In summary, the conversation discusses the effect of rain on a car's emergency stop on dry concrete. Given the coefficients of kinetic friction for rubber on dry and wet concrete, the question asks for the percentage increase in stopping distance if the concrete were wet instead of dry. To solve this, one must use equations relating force and distance, as well as kinematics, to determine the effect of friction and acceleration on the stopping distance. Simply dividing the dry and wet coefficients of friction will not give an accurate answer.

"A driver makes and emergency stop and locks up the brakes of the car, which skids to a stop on dry concrete. Consider the effect of rain on this scenario. If the coefficients of kinetic friction for rubber on dry and wet concrete are μk (dry)=0.80 and μk(wet)=0.50, how much farther would the car skid (expressed in percentage of the dry-weather skid) if the concrete were instead wet?"

I thought it might just be dividing dry/wet coefficients and multiplying by 100 to get the percentage. I don't think this is right, as the professor was implying there was more to solving it than that. He talked about (dry-wet)/dry to work out the answer, but it wasn't just the μ values. I feel like I missed something that should be obvious. Any help will be greatly appreciated!

Wild guessing is never the recommended approach.http://physicsforums.bernhardtmediall.netdna-cdn.com/images/icons/icon13.gif [Broken] Do you have some equations to throw around and see what you can connect up?

So far, we seem to have force and distance, so you need equations to allow you to relate those.

Last edited by a moderator:
What's the expression for the frictional *force* in terms of μ and the normal force?
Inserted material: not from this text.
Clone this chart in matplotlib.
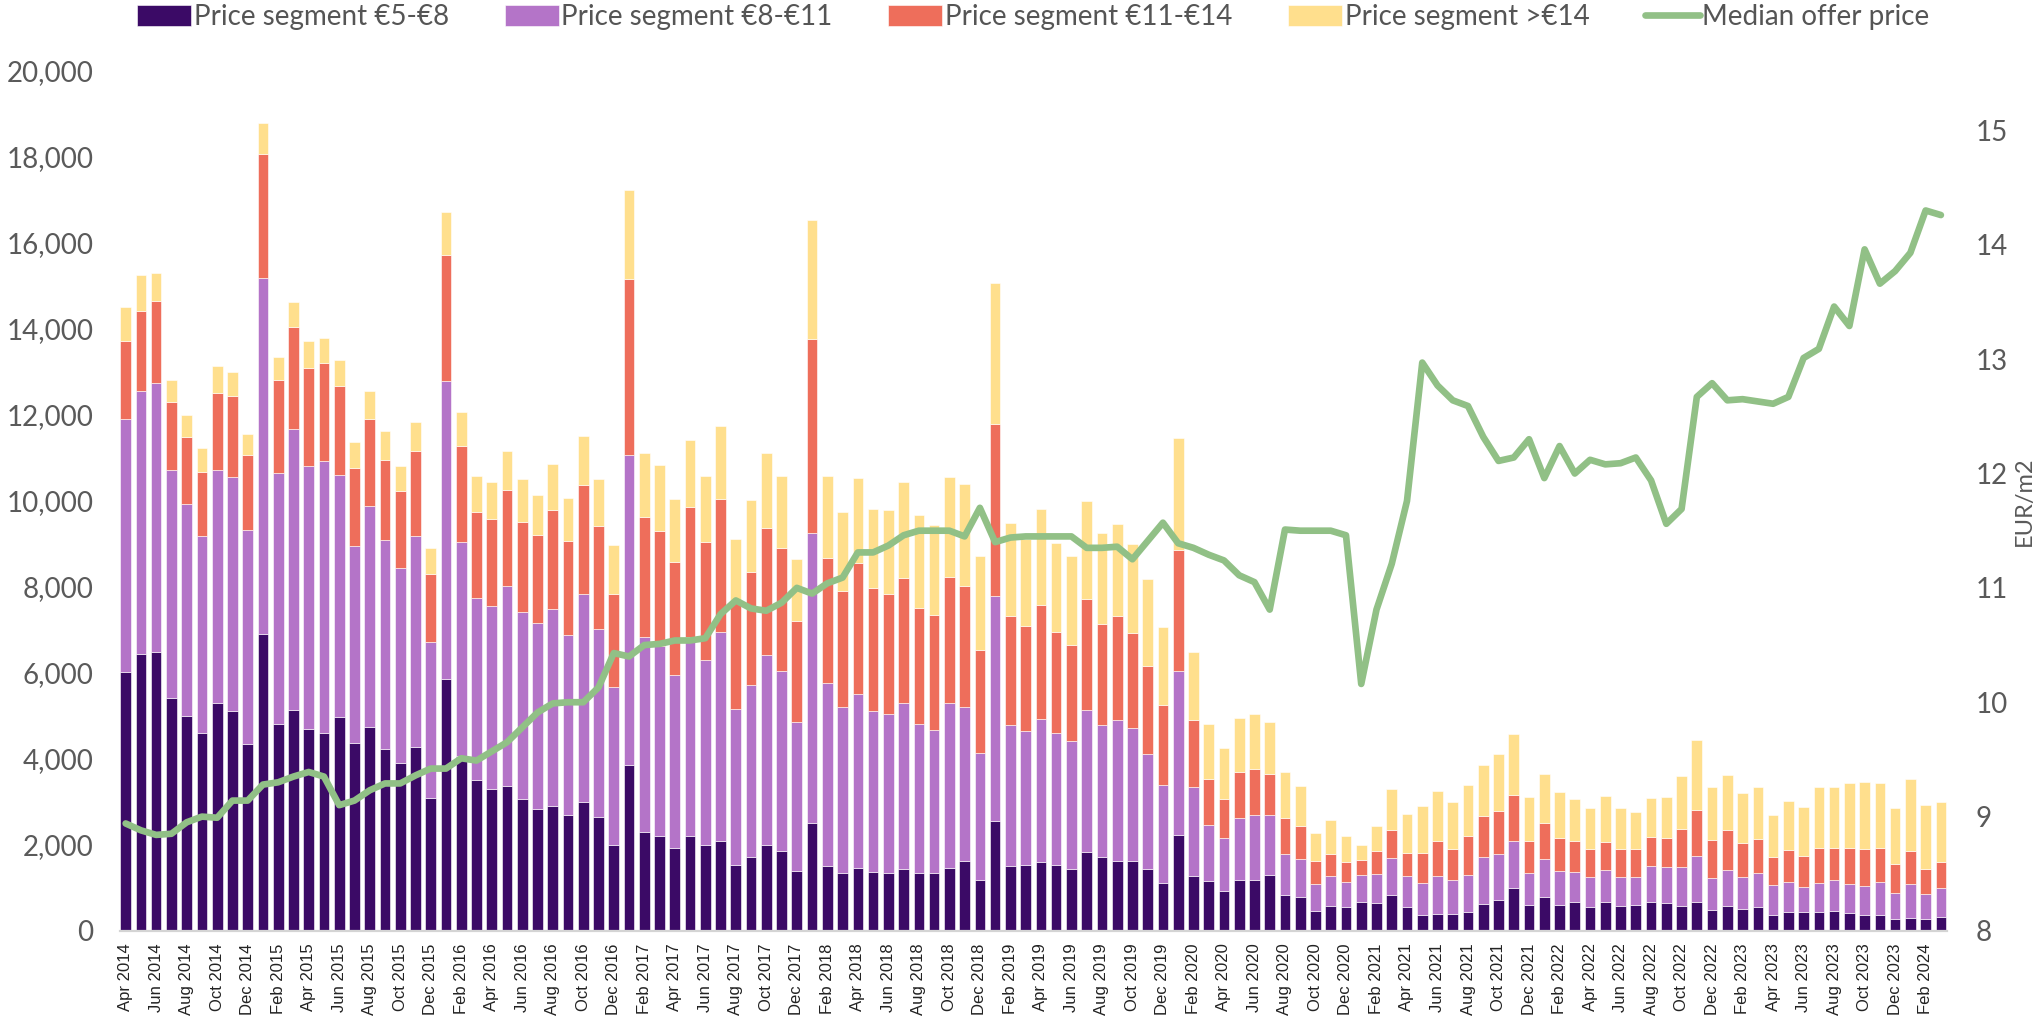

That will tell you how much larger the frictional force is in the dry case than in the wet case.

Now, what does force tell you about the acceleration? Hint: there is some fundamental law of motion here that will help answer that question.

Given the acceleration, how much distance will it take to come to rest? In other words, how does the stopping distance depend on acceleration? For this, you will need some *kinematics*.